§ **What is required**
Set down the data below from its first line to the line holding "const widths = [50, 100, 200, 400, 600];", inclusive; omit all pictures.

— START —

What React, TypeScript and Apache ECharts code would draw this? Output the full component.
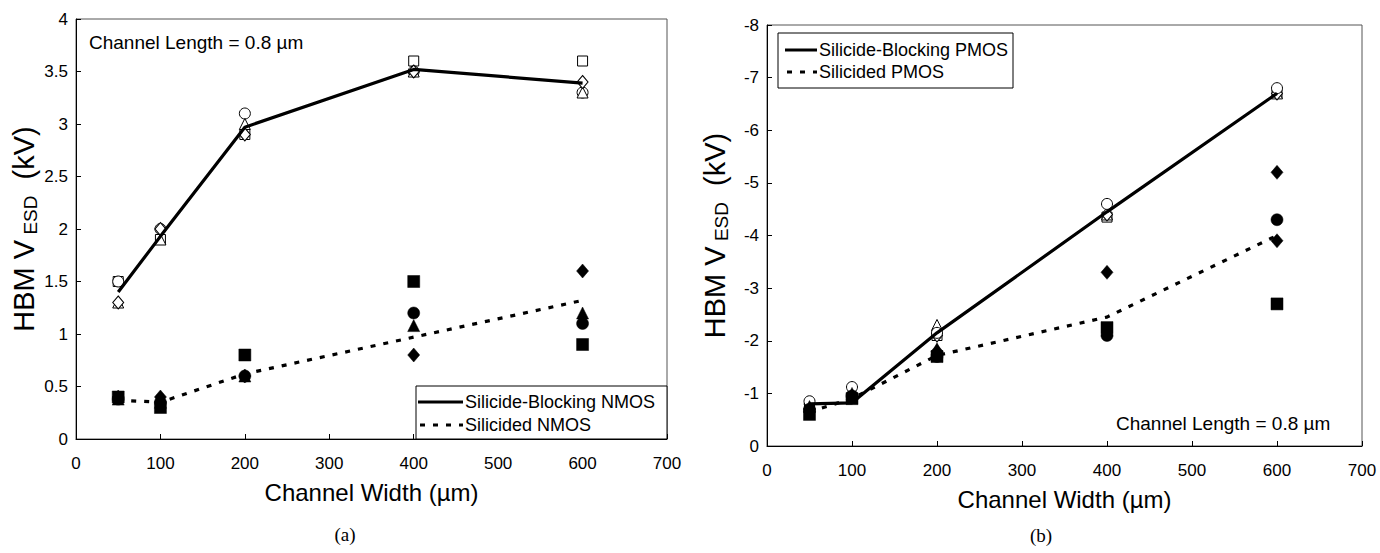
import React, { useEffect, useRef } from "react";
import * as echarts from "echarts";

// Channel widths (µm)
const widths = [50, 100, 200, 400, 600];

// (a) NMOS – silicide-blocking (open markers) and mean line
const nmosBlkSquare = [1.5, 1.9, 2.9, 3.6, 3.6];
const nmosBlkCircle = [1.5, 2.0, 3.1, 3.5, 3.3];
const nmosBlkTriangle = [1.3, 1.9, 3.0, 3.5, 3.3];
const nmosBlkDiamond = [1.3, 2.0, 2.9, 3.5, 3.4];
const nmosBlkLine = [1.4, 1.93, 2.97, 3.52, 3.39];

// (a) NMOS – silicided (filled markers) and mean line
const nmosSilSquare = [0.4, 0.3, 0.8, 1.5, 0.9];
const nmosSilCircle = [0.38, 0.35, 0.6, 1.2, 1.1];
const nmosSilTriangle = [0.38, 0.35, 0.6, 1.08, 1.2];
const nmosSilDiamond = [0.4, 0.4, 0.6, 0.8, 1.6];
const nmosSilLine = [0.37, 0.35, 0.62, 0.97, 1.32];

// (b) PMOS – silicide-blocking (open markers) and mean line
const pmosBlkSquare = [-0.75, -0.9, -2.1, -4.35, -6.7];
const pmosBlkCircle = [-0.85, -1.12, -2.15, -4.6, -6.8];
const pmosBlkTriangle = [-0.8, -0.95, -2.3, -4.4, -6.7];
const pmosBlkDiamond = [-0.8, -1.0, -2.1, -4.4, -6.7];
const pmosBlkLine = [-0.8, -0.82, -2.15, -4.45, -6.7];

// (b) PMOS – silicided (filled markers) and mean line
const pmosSilSquare = [-0.6, -0.9, -1.7, -2.25, -2.7];
const pmosSilCircle = [-0.7, -0.95, -1.7, -2.1, -4.3];
const pmosSilTriangle = [-0.75, -1.0, -1.85, -2.2, -3.9];
const pmosSilDiamond = [-0.65, -0.95, -1.8, -3.3, -5.2];
const pmosSilLine = [-0.65, -0.9, -1.72, -2.45, -4.0];

// Axis tick settings
const xTicks = { min: 0, max: 700, interval: 100 };
const yTicksA = { min: 0, max: 4, interval: 0.5 };
const yTicksB = { min: -8, max: 0, interval: 1 };

const FONT = '"Liberation Sans", Arial, sans-serif';
const SERIF = '"Liberation Serif", "Times New Roman", serif';

const pairs = (vals: number[]) => widths.map((w, i) => [w, vals[i]]);

function scatter(name: string, vals: number[], symbol: any, filled: boolean, idx: number, size: any = 10) {
  return {
    name,
    type: "scatter",
    xAxisIndex: idx,
    yAxisIndex: idx,
    data: pairs(vals),
    symbol,
    symbolSize: size,
    itemStyle: filled
      ? { color: "#000", borderColor: "#000", borderWidth: 0.5, opacity: 1 }
      : { color: "#fff", borderColor: "#000", borderWidth: 1, opacity: 1 },
    z: 2,
  };
}

function line(name: string, vals: number[], dashed: boolean, idx: number) {
  return {
    name,
    type: "line",
    xAxisIndex: idx,
    yAxisIndex: idx,
    data: pairs(vals),
    symbol: "none",
    lineStyle: { color: "#000", width: 3.2, type: dashed ? [5, 8] : "solid" },
    z: 3,
  };
}

function xAxisCfg(idx: number) {
  return {
    gridIndex: idx,
    type: "value",
    ...xTicks,
    axisLine: { show: true, onZero: false, lineStyle: { color: "#000", width: 1 } },
    axisTick: { show: true, inside: true, length: 5, lineStyle: { color: "#000" } },
    splitLine: { show: false },
    axisLabel: { color: "#000", fontSize: 17, fontFamily: FONT, margin: 16 },
    name: "Channel Width (µm)",
    nameLocation: "middle",
    nameGap: 41,
    nameTextStyle: { color: "#000", fontSize: 24, fontFamily: FONT },
  };
}

function yAxisCfg(idx: number, ticks: any, inverse: boolean) {
  return {
    gridIndex: idx,
    type: "value",
    ...ticks,
    inverse,
    axisLine: { show: true, onZero: false, lineStyle: { color: "#000", width: 1 } },
    axisTick: { show: true, inside: true, length: 5, lineStyle: { color: "#000" } },
    splitLine: { show: false },
    axisLabel: { color: "#000", fontSize: 17, fontFamily: FONT, margin: 8 },
    name: "{a|HBM V}{s| ESD}{a|  (kV)}",
    nameLocation: "middle",
    nameRotate: 90,
    nameGap: 36,
    nameTextStyle: {
      color: "#000",
      fontFamily: FONT,
      rich: {
        a: { fontSize: 29, fontFamily: FONT, color: "#000", lineHeight: 32 },
        s: { fontSize: 19, fontFamily: FONT, color: "#000", verticalAlign: "bottom", lineHeight: 32 },
      },
    },
  };
}

function legendGraphics(box: number[], rows: number[], sampleX: number[], textX: number, labels: string[]) {
  return [
    {
      type: "rect",
      shape: { x: box[0], y: box[1], width: box[2], height: box[3] },
      style: { fill: "#fff", stroke: "#000", lineWidth: 1 },
      z: 10,
    },
    {
      type: "line",
      shape: { x1: sampleX[0], y1: rows[0], x2: sampleX[1], y2: rows[0] },
      style: { stroke: "#000", lineWidth: 3 },
      z: 11,
    },
    {
      type: "line",
      shape: { x1: sampleX[0] + 2, y1: rows[1], x2: sampleX[1], y2: rows[1] },
      style: { stroke: "#000", lineWidth: 3, lineDash: [5, 8] },
      z: 11,
    },
    {
      type: "text",
      x: textX,
      y: rows[0],
      style: { text: labels[0], fontSize: 18, fontFamily: FONT, fill: "#000", verticalAlign: "middle", align: "left" },
      z: 11,
    },
    {
      type: "text",
      x: textX,
      y: rows[1],
      style: { text: labels[1], fontSize: 18, fontFamily: FONT, fill: "#000", verticalAlign: "middle", align: "left" },
      z: 11,
    },
  ];
}

export default function App() {
  const ref = useRef<HTMLDivElement>(null);

  useEffect(() => {
    if (!ref.current) return;
    const chart = echarts.init(ref.current, null, { renderer: "svg" });
    const option: any = {
      animation: false,
      backgroundColor: "#fff",
      grid: [
        { left: 76, top: 19, width: 591, height: 420, show: true, borderColor: "#555", borderWidth: 1, backgroundColor: "transparent" },
        { left: 767, top: 25, width: 595, height: 421, show: true, borderColor: "#555", borderWidth: 1, backgroundColor: "transparent" },
      ],
      xAxis: [xAxisCfg(0), xAxisCfg(1)],
      yAxis: [yAxisCfg(0, yTicksA, false), yAxisCfg(1, yTicksB, true)],
      series: [
        scatter("NMOS blk square", nmosBlkSquare, "rect", false, 0, 10),
        scatter("NMOS blk circle", nmosBlkCircle, "circle", false, 0, 11),
        scatter("NMOS blk triangle", nmosBlkTriangle, "triangle", false, 0, 11),
        scatter("NMOS blk diamond", nmosBlkDiamond, "diamond", false, 0, [11, 13]),
        scatter("NMOS sil circle", nmosSilCircle, "circle", true, 0, 12),
        scatter("NMOS sil triangle", nmosSilTriangle, "triangle", true, 0, 12),
        scatter("NMOS sil square", nmosSilSquare, "rect", true, 0, 12),
        scatter("NMOS sil diamond", nmosSilDiamond, "diamond", true, 0, [12, 14]),
        line("Silicide-Blocking NMOS", nmosBlkLine, false, 0),
        line("Silicided NMOS", nmosSilLine, true, 0),

        scatter("PMOS blk square", pmosBlkSquare, "rect", false, 1, 10),
        scatter("PMOS blk triangle", pmosBlkTriangle, "triangle", false, 1, 11),
        scatter("PMOS blk diamond", pmosBlkDiamond, "diamond", false, 1, [11, 13]),
        scatter("PMOS blk circle", pmosBlkCircle, "circle", false, 1, 11),
        scatter("PMOS sil circle", pmosSilCircle, "circle", true, 1, 12),
        scatter(
          "PMOS sil triangle",
          pmosSilTriangle,
          (_v: any, p: any) => (p && p.dataIndex === 4 ? "diamond" : "triangle"),
          true,
          1,
          (_v: any, p: any) => (p && p.dataIndex === 4 ? [12, 14] : 12)
        ),
        scatter("PMOS sil square", pmosSilSquare, "rect", true, 1, 12),
        scatter("PMOS sil diamond", pmosSilDiamond, "diamond", true, 1, [12, 14]),
        line("Silicide-Blocking PMOS", pmosBlkLine, false, 1),
        line("Silicided PMOS", pmosSilLine, true, 1),
      ],
      graphic: [
        ...legendGraphics([416, 386, 251, 53], [402, 425], [418, 463], 465, ["Silicide-Blocking NMOS", "Silicided NMOS"]),
        ...legendGraphics([778, 33, 235, 55], [50, 72], [785, 817], 819, ["Silicide-Blocking PMOS", "Silicided PMOS"]),
        {
          type: "text",
          x: 89,
          y: 42,
          style: { text: "Channel Length = 0.8 µm", fontSize: 19, fontFamily: FONT, fill: "#000", verticalAlign: "middle", align: "left" },
          z: 11,
        },
        {
          type: "text",
          x: 1116,
          y: 423,
          style: { text: "Channel Length = 0.8 µm", fontSize: 19, fontFamily: FONT, fill: "#000", verticalAlign: "middle", align: "left" },
          z: 11,
        },
        {
          type: "text",
          x: 345,
          y: 534,
          style: { text: "(a)", fontSize: 19, fontFamily: SERIF, fill: "#000", verticalAlign: "middle", align: "center" },
        },
        {
          type: "text",
          x: 1041,
          y: 535,
          style: { text: "(b)", fontSize: 19, fontFamily: SERIF, fill: "#000", verticalAlign: "middle", align: "center" },
        },
      ],
    };
    chart.setOption(option);
    return () => chart.dispose();
  }, []);

  return (
    <div
      ref={ref}
      style={{ position: "absolute", left: 0, top: 0, width: 1380, height: 553, background: "#fff" }}
    />
  );
}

— END —

§ **Correct output**
What React, TypeScript and Apache ECharts code would draw this? Output the full component.
import React, { useEffect, useRef } from "react";
import * as echarts from "echarts";

// Channel widths (µm)
const widths = [50, 100, 200, 400, 600];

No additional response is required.